Advanced Research Methods for Political Science Undergraduates

Advanced Research Methods for Political Science Undergraduates

I have been both instructor of record of a series of undergraduate courses on Quantitative Research methods, as well as co-founding and creating content for a Ph.D. level methods “Bootcamp” for incoming Ph.D. students at UC Irvine. In both cases, the focus was on practical R knowledge with an approachable style.

For Cal Poly Pomona, I tought Advanced Research Methods specifically, which is an upper division research methods course that focuses on giving undergraduates the statistical tools and foundations to conduct their own research. I bolstered the existing course design of the department by shifting the course from using SPSS, to using R software with my original training process. Students end the class by conducting their own research using skills we wet over like manipulating data and fitting multiple statistical tests in R software.

I co-founded an intensive methods summer program for incoming first years to the UC Irvine Political Science department. This Bootcamp is grounded in a hands-on data approach designed to reduce the barriers to entry into the Political Science statistics sequence at UC Irvine. Additionally, it is meant to instill a belief in incoming graduate students that they are capable of understanding and performing quantitative methods. A rough template for how this Bootcamp plays out can be found here.

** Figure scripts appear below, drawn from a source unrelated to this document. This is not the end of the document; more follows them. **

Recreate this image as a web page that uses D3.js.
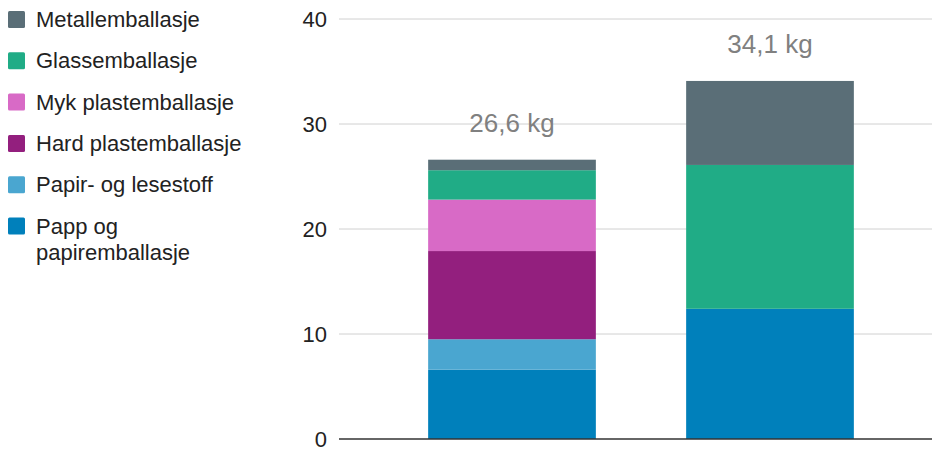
<!DOCTYPE html>
<html>
<head>
<meta charset="utf-8">
<script src="https://cdn.jsdelivr.net/npm/d3@7"></script>
<style>
	body { margin: 0; background: #fff; }
	text { font-family: "Liberation Sans", Arial, sans-serif; }
</style>
</head>
<body>
<div id="chart"></div>
<script>
// bars (no visible category labels in the original)
var categories = ["bar1", "bar2"];
var totalLabels = ["26,6 kg", "34,1 kg"];

// series, bottom to top in the stack
var seriesNames = ["Papp og papiremballasje", "Papir- og lesestoff", "Hard plastemballasje",
	"Myk plastemballasje", "Glassemballasje", "Metallemballasje"];
var pappValues = [6.6, 12.4];
var papirValues = [2.9, 0];
var hardPlastValues = [8.4, 0];
var mykPlastValues = [4.9, 0];
var glassValues = [2.8, 13.7];
var metallValues = [1.0, 8.0];

var yTicks = [0, 10, 20, 30, 40];

var colors = ["#0080bb", "#4aa6d0", "#931f7e", "#d86ac6", "#20ac86", "#5a6e77"];

var width = 932, height = 450;

var svg = d3.select("#chart").append("svg")
	.attr("width", width)
	.attr("height", height);

var rows = categories.map(function (c, i) {
	return {
		cat: c,
		s0: pappValues[i], s1: papirValues[i], s2: hardPlastValues[i],
		s3: mykPlastValues[i], s4: glassValues[i], s5: metallValues[i]
	};
});
var keys = ["s0", "s1", "s2", "s3", "s4", "s5"];
var stacked = d3.stack().keys(keys)(rows);

var y = d3.scaleLinear().domain([0, 40]).range([439, 19]);
var x = d3.scaleBand().domain(categories).range([383, 899])
	.paddingInner(0.35).paddingOuter(0.175);

// grid
svg.append("g").selectAll("line").data(yTicks.slice(1)).enter().append("line")
	.attr("x1", 339).attr("x2", 932)
	.attr("y1", function (d) { return y(d); })
	.attr("y2", function (d) { return y(d); })
	.attr("stroke", "#d0d0d0").attr("stroke-width", 1);

// y axis labels
var yAxis = d3.axisLeft(y).tickValues(yTicks).tickSize(0).tickPadding(0);
var yg = svg.append("g").attr("transform", "translate(327,0)").call(yAxis)
	.attr("font-size", 22).attr("font-family", "Liberation Sans, Arial, sans-serif");
yg.select(".domain").remove();
yg.selectAll("text").attr("fill", "#222");

// bars
var layers = svg.append("g").selectAll("g").data(stacked).enter().append("g")
	.attr("fill", function (d, i) { return colors[i]; });

layers.selectAll("rect").data(function (d) { return d; }).enter().append("rect")
	.filter(function (d) { return d[1] - d[0] > 0; })
	.attr("x", function (d) { return x(d.data.cat); })
	.attr("width", x.bandwidth())
	.attr("y", function (d) { return y(d[1]); })
	.attr("height", function (d) { return y(d[0]) - y(d[1]); });

// baseline
svg.append("line")
	.attr("x1", 339).attr("x2", 932)
	.attr("y1", y(0)).attr("y2", y(0))
	.attr("stroke", "#333").attr("stroke-width", 1.3);

// totals
var topLayer = stacked[stacked.length - 1];
svg.append("g").selectAll("text").data(categories).enter().append("text")
	.attr("x", function (d) { return x(d) + x.bandwidth() / 2; })
	.attr("y", function (d, i) { return y(topLayer[i][1]) - 28; })
	.attr("text-anchor", "middle")
	.attr("font-size", 26)
	.attr("fill", "#808080")
	.text(function (d, i) { return totalLabels[i]; });

// legend, top to bottom
var legendItems = [
	{ name: ["Metallemballasje"], color: colors[5] },
	{ name: ["Glassemballasje"], color: colors[4] },
	{ name: ["Myk plastemballasje"], color: colors[3] },
	{ name: ["Hard plastemballasje"], color: colors[2] },
	{ name: ["Papir- og lesestoff"], color: colors[1] },
	{ name: ["Papp og", "papiremballasje"], color: colors[0] }
];

var legend = svg.append("g").selectAll("g").data(legendItems).enter().append("g")
	.attr("transform", function (d, i) { return "translate(8," + (19 + i * 41.3) + ")"; });

legend.append("rect")
	.attr("x", 0).attr("y", -8).attr("width", 17).attr("height", 17)
	.attr("rx", 1.5)
	.attr("fill", function (d) { return d.color; });

legend.append("text")
	.attr("x", 28)
	.attr("y", 8)
	.attr("font-size", 22)
	.attr("fill", "#222")
	.selectAll("tspan").data(function (d) { return d.name; }).enter().append("tspan")
	.attr("x", 28)
	.attr("dy", function (d, i) { return i === 0 ? 0 : 26; })
	.text(function (d) { return d; });
</script>
</body>
</html>
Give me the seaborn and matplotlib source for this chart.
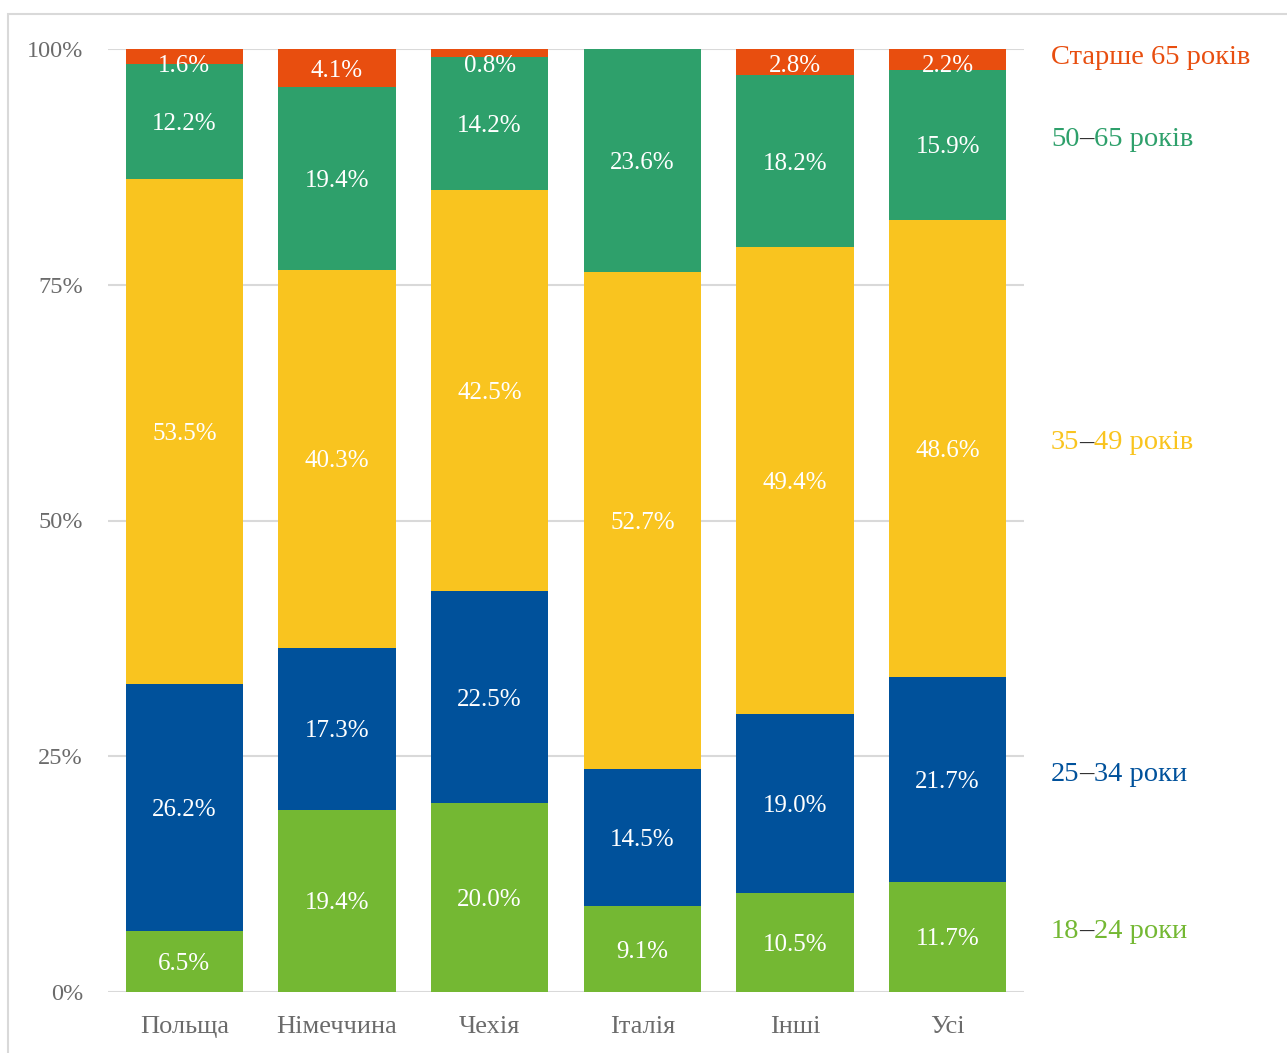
import numpy as np
import pandas as pd
import matplotlib
matplotlib.use("Agg")
import matplotlib.pyplot as plt
import matplotlib.patches as mpatches
import matplotlib.transforms as mtransforms
import seaborn as sns

# ---------------- data ----------------
countries = ["Польща", "Німеччина", "Чехія", "Італія", "Інші", "Усі"]
groups = ["18–24 роки", "25–34 роки", "35–49 років", "50–65 років", "Старше 65 років"]
v_18_24 = [6.5, 19.4, 20.0, 9.1, 10.5, 11.7]
v_25_34 = [26.2, 17.3, 22.5, 14.5, 19.0, 21.7]
v_35_49 = [53.5, 40.3, 42.5, 52.7, 49.4, 48.6]
v_50_65 = [12.2, 19.4, 14.2, 23.6, 18.2, 15.9]
v_65p = [1.6, 4.1, 0.8, 0.0, 2.8, 2.2]
series = [v_18_24, v_25_34, v_35_49, v_50_65, v_65p]
colors = ["#74B833", "#00519B", "#F9C41F", "#2EA06B", "#E84E0F"]
yticks = [0, 25, 50, 75, 100]
ytick_labels = ["0%", "25%", "50%", "75%", "100%"]

# ---------------- style ----------------
sns.set_theme(style="white")
plt.rcParams["font.family"] = ["Liberation Serif", "DejaVu Serif"]

W, H = 1287, 1053
fig = plt.figure(figsize=(W / 100, H / 100), dpi=100)
ax = fig.add_axes([108 / W, 1 - 992 / H, (1024 - 108) / W, (992 - 49) / H])

vals = np.array(series, dtype=float)          # shape (groups, countries)
shares = vals / vals.sum(axis=0) * 100        # 100% stacked
cum = np.cumsum(shares, axis=0)

# draw from top (largest cumulative) to bottom so lower series cover higher
for k in range(len(groups) - 1, -1, -1):
    df = pd.DataFrame({"country": countries, "top": cum[k]})
    sns.barplot(data=df, x="country", y="top", color=colors[k], saturation=1,
                width=0.77, errorbar=None, linewidth=0, ax=ax, zorder=3)

# value labels (kept inside the plot area near the top)
for k in range(len(groups)):
    for i in range(len(countries)):
        if vals[k, i] <= 0:
            continue
        yc = min(cum[k, i] - shares[k, i] / 2, 98.5)
        ax.text(i, yc, f"{vals[k, i]:.1f}%", ha="center", va="center_baseline",
                color="white", fontsize=18, zorder=5)

ax.set_xlim(-0.5, len(countries) - 0.5)
ax.set_ylim(0, 100)
ax.set_yticks(yticks)
ax.set_yticklabels(ytick_labels)
ax.set_xlabel("")
ax.set_ylabel("")
ax.grid(axis="y", color="#D9D9D9", linewidth=1.5, zorder=0)
ax.set_axisbelow(True)
for s in ax.spines.values():
    s.set_visible(False)
ax.tick_params(axis="both", length=0, labelcolor="#6B6B6B")
ax.tick_params(axis="y", pad=18, labelsize=17.5)
ax.tick_params(axis="x", pad=17, labelsize=19)

# right-side labels with dark dash
fig.canvas.draw()
renderer = fig.canvas.get_renderer()
trans = mtransforms.blended_transform_factory(fig.transFigure, ax.transData)
last = len(countries) - 1
x0 = 1051 / W
for k, name in enumerate(groups):
    yc = min(cum[k, last] - shares[k, last] / 2 + 0.9, 99.4)
    if "–" in name:
        a, b = name.split("–", 1)
        parts = [(a, colors[k]), ("–", "#262626"), (b, colors[k])]
    else:
        parts = [(name, colors[k])]
    x = x0
    for txt, col in parts:
        t = fig.text(x, yc, txt, transform=trans, color=col, fontsize=20.5,
                     ha="left", va="center_baseline")
        bb = t.get_window_extent(renderer)
        x += bb.width / W

# figure border
fig.patches.append(mpatches.Rectangle((8 / W, -0.1), 1.5, 1 - 14 / H + 0.1,
                                      transform=fig.transFigure, fill=False,
                                      edgecolor="#D9D9D9", linewidth=1.5,
                                      clip_on=False))

fig.savefig("out.png", dpi=100)
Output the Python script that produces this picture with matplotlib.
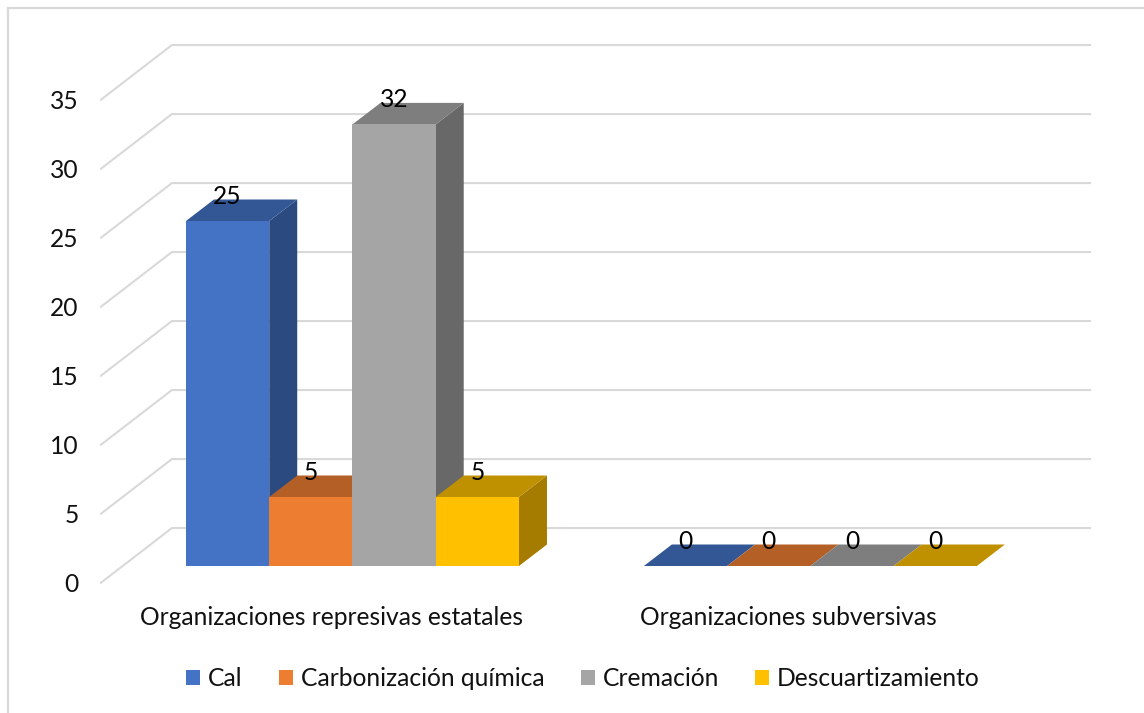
#!/usr/bin/env python3
"""Pseudo-3D clustered column chart, drawn on one flat axes."""

import matplotlib
matplotlib.use("Agg")
import matplotlib.pyplot as plt
from matplotlib.lines import Line2D
from matplotlib.patches import Patch, Polygon

categories = ["Organizaciones represivas estatales", "Organizaciones subversivas"]
series_names = ["Cal", "Carbonización química", "Cremación", "Descuartizamiento"]
series_values = [
    [25, 0],
    [5, 0],
    [32, 0],
    [5, 0],
]
y_ticks = [0, 5, 10, 15, 20, 25, 30, 35]

front_colors = ["#4472C4", "#ED7D31", "#A5A5A5", "#FFC000"]
top_colors = ["#335794", "#B45F26", "#7E7E7E", "#BF9000"]
side_colors = ["#2B4A80", "#A35118", "#686868", "#A67C00"]
grid_color = "#D9D9D9"
text_color = "#111111"

W, H = 1144, 713
PX_PER_BAR = 83.25
PX_PER_UNIT = 13.8
CAT_STEP = 5.5  # bar widths between categories
BAR_START = -1.742  # first bar's left edge relative to the category tick
DEPTH_X = 28 / PX_PER_BAR
DEPTH_Y = 21.5 / PX_PER_UNIT
WALL_LEFT = -2.763
WALL_BACK_LEFT = -1.911
WALL_RIGHT = 9.117
WALL_FRONT_Y = -1.21
WALL_BACK_Y = 2.75
AX_L, AX_R, AX_T, AX_B = 100, 1100, 30, 592
FONT_SIZE = 17.7

plt.rcParams["font.family"] = ["Lato", "DejaVu Sans"]

fig = plt.figure(figsize=(W / 100, H / 100), dpi=100, facecolor="white")
ax = fig.add_axes([AX_L / W, 1 - AX_B / H, (AX_R - AX_L) / W, (AX_B - AX_T) / H])
ax.set_xlim((AX_L - 331) / PX_PER_BAR, (AX_R - 331) / PX_PER_BAR)
ax.set_ylim((566 - AX_B) / PX_PER_UNIT, (566 - AX_T) / PX_PER_UNIT)
for spine in ax.spines.values():
    spine.set_visible(False)

# chart frame, only top and left edges show in the crop
fig.add_artist(Line2D([8 / W, 8 / W], [0, 1 - 8 / H], color=grid_color, lw=1.6))
fig.add_artist(Line2D([8 / W, 1], [1 - 8 / H, 1 - 8 / H], color=grid_color, lw=1.6))

# walls
for v in y_ticks:
    ax.plot(
        [WALL_LEFT, WALL_BACK_LEFT, WALL_RIGHT],
        [v + WALL_FRONT_Y, v + WALL_BACK_Y, v + WALL_BACK_Y],
        color=grid_color,
        lw=1.5,
        zorder=1,
        solid_joinstyle="miter",
    )

# columns, back to front in series order
for j, values in enumerate(series_values):
    z = 2 + j
    for i, v in enumerate(values):
        x0 = i * CAT_STEP + BAR_START + j
        x1 = x0 + 1
        if v > 0:
            ax.bar(x0, v, width=1, align="edge", color=front_colors[j], zorder=z + 0.2, linewidth=0)
            side = [(x1, 0), (x1 + DEPTH_X, DEPTH_Y), (x1 + DEPTH_X, v + DEPTH_Y), (x1, v)]
            ax.add_patch(Polygon(side, closed=True, fc=side_colors[j], ec="none", zorder=z))
        top = [(x0, v), (x1, v), (x1 + DEPTH_X, v + DEPTH_Y), (x0 + DEPTH_X, v + DEPTH_Y)]
        ax.add_patch(Polygon(top, closed=True, fc=top_colors[j], ec="none", zorder=z + 0.1))

# data labels above everything
for j, values in enumerate(series_values):
    for i, v in enumerate(values):
        ax.text(
            i * CAT_STEP + BAR_START + j + 0.5,
            v + 1.8,
            str(v),
            ha="center",
            va="center",
            fontsize=FONT_SIZE,
            color="black",
            zorder=20,
        )

ax.set_yticks([v + WALL_FRONT_Y + 0.05 for v in y_ticks], [str(v) for v in y_ticks])
ax.set_xticks([i * CAT_STEP for i in range(len(categories))], categories)
ax.tick_params(axis="y", length=0, pad=15.5, labelsize=FONT_SIZE, labelcolor=text_color)
ax.tick_params(axis="x", length=0, pad=10, labelsize=FONT_SIZE, labelcolor=text_color)

handles = [Patch(fc=c, ec="none") for c in front_colors]
ax.legend(
    handles,
    series_names,
    loc="center",
    bbox_to_anchor=(583 / W, 1 - 678.5 / H),
    bbox_transform=fig.transFigure,
    ncols=4,
    frameon=False,
    fontsize=FONT_SIZE,
    labelcolor=text_color,
    handlelength=0.57,
    handleheight=0.57,
    handletextpad=0.33,
    columnspacing=1.46,
)

fig.savefig("out.png", dpi=100, facecolor="white")
plt.close(fig)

The primary goal for the course is to increase retention and encourage the use of quantitative methods generally. Specifically, we seek to increase retention and provide encouragement to womxn and POC. Many of our students with these identities have historically and currently been made to feel unwelcome and/or incapable of quantitative methods. We teach proficiency in R as it is a free platform that reduces the financial barriers to statistical computing. From there, we focus on building concrete tools students will need to perform the tasks they are expected to undertake as researchers at the graduate level but are often underserved by the current course offerings.